External factors. These tend to be chemicals or harsh cosmetic ingredients that irritate the skin, such as certain cleansing products, fragrances, unsuitable detergents, excessively calcareous water, baths, showers and swimming pools. An increase in people reporting allergic reactions over recent years has raised awareness of the need for 'pure' or '0%' cosmetics and detergents - those containing only a limited number of ingredients.
Psychological factors like stress, anger or intense emotions can trigger hypersensitivity as can hormonal factors such as the menstrual cycle.
Mechanical factors that put pressure on the skin can damage the already impaired barrier function, activating underlying sensory fibres.
Skin care solutions for hypersensitive facial skin
"Hypersensitive" is not a permanent skin type, but rather a skin condition that can be brought back to normal. It doesn't have to be a burden. It simply needs special, proactive skin care.
To successfully care for hypersensitive facial skin, it is important to address all three features of hypersensitive skin (collectively termed the Hypersensitive Skin Triangle):
- Barrier defects. Hypersensitive skin is characterised by a compromised skin barrier and is therefore more prone to irritations.

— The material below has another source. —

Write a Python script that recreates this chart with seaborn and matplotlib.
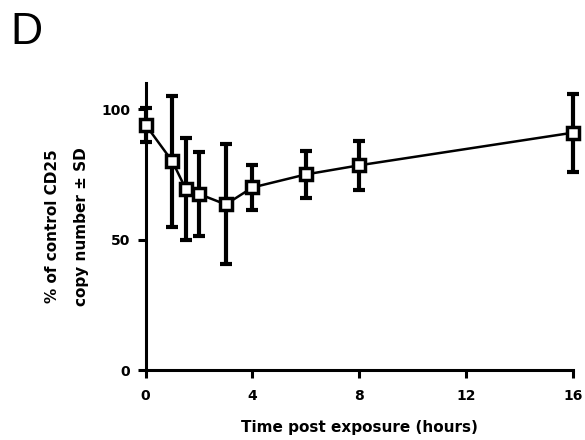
import matplotlib
matplotlib.use("Agg")
import matplotlib.pyplot as plt
import seaborn as sns
import pandas as pd

hours = [0, 1, 1.5, 2, 3, 4, 6, 8, 16]
pct_control = [94, 80, 69.5, 67.5, 63.5, 70, 75, 78.5, 91]
sd = [6.5, 25, 19.5, 16, 23, 8.5, 9, 9.5, 15]
x_ticks = [0, 4, 8, 12, 16]
y_ticks = [0, 50, 100]

sns.set_theme(style="ticks")
plt.rcParams['font.family'] = ['DejaVu Sans']
plt.rcParams['text.color'] = 'black'
plt.rcParams['axes.labelcolor'] = 'black'
plt.rcParams['xtick.color'] = 'black'
plt.rcParams['ytick.color'] = 'black'

df = pd.DataFrame({"hours": hours, "pct": pct_control, "sd": sd})

fig = plt.figure(figsize=(5.85, 4.4), dpi=100)
ax = fig.add_axes([0.249, 0.159, 0.730, 0.652])

ax.errorbar(df["hours"], df["pct"], yerr=df["sd"], fmt="none", ecolor="black",
            elinewidth=3, capsize=4.5, capthick=3, clip_on=False, zorder=2)
sns.lineplot(data=df, x="hours", y="pct", ax=ax, color="black", linewidth=1.8,
             marker="s", markersize=8.5, markerfacecolor="white",
             markeredgecolor="black", markeredgewidth=2.5, zorder=3, clip_on=False)

ax.set_xlim(0, 16)
ax.set_ylim(0, 110)
ax.set_xticks(x_ticks)
ax.set_yticks(y_ticks)
ax.set_xticklabels([str(t) for t in x_ticks], fontsize=10, fontweight="bold")
ax.set_yticklabels([str(t) for t in y_ticks], fontsize=10, fontweight="bold")
for s in ["top", "right"]:
    ax.spines[s].set_visible(False)
for s in ["left", "bottom"]:
    ax.spines[s].set_linewidth(2.2)
    ax.spines[s].set_color("black")
ax.tick_params(axis="x", width=2.2, length=6, color="black", pad=8)
ax.tick_params(axis="y", width=2.2, length=6, color="black", pad=5)

ax.set_xlabel("Time post exposure (hours)", fontsize=11, fontweight="bold", labelpad=12)
ax.set_ylabel("% of control CD25\ncopy number ± SD", fontsize=11, fontweight="bold",
              labelpad=9, linespacing=2.15)

fig.text(0.018, 0.972, "D", fontsize=32, va="top", ha="left",
         family=["Liberation Sans", "DejaVu Sans"])

fig.savefig("out.png", dpi=100)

- Hyper-responsive sensory fibres. When skin is sensitive the sensory fibres in the epidermis react faster and stronger than in normal skin, triggering unpleasant sensations.
- Redness. Internal and external factors can trigger an increase in the level of stress of the skin causing redness.
The impaired barrier can be improved by regular moisturisation to counteract the trans-epidermal water loss and prevent skin drying out. Moisturisers for hypersensitive skin should contain only a limited number ingredients to reduce the chance of intolerance and allergic reactions and, to protect the formulas from oxidation, they should use anti-contamination packaging.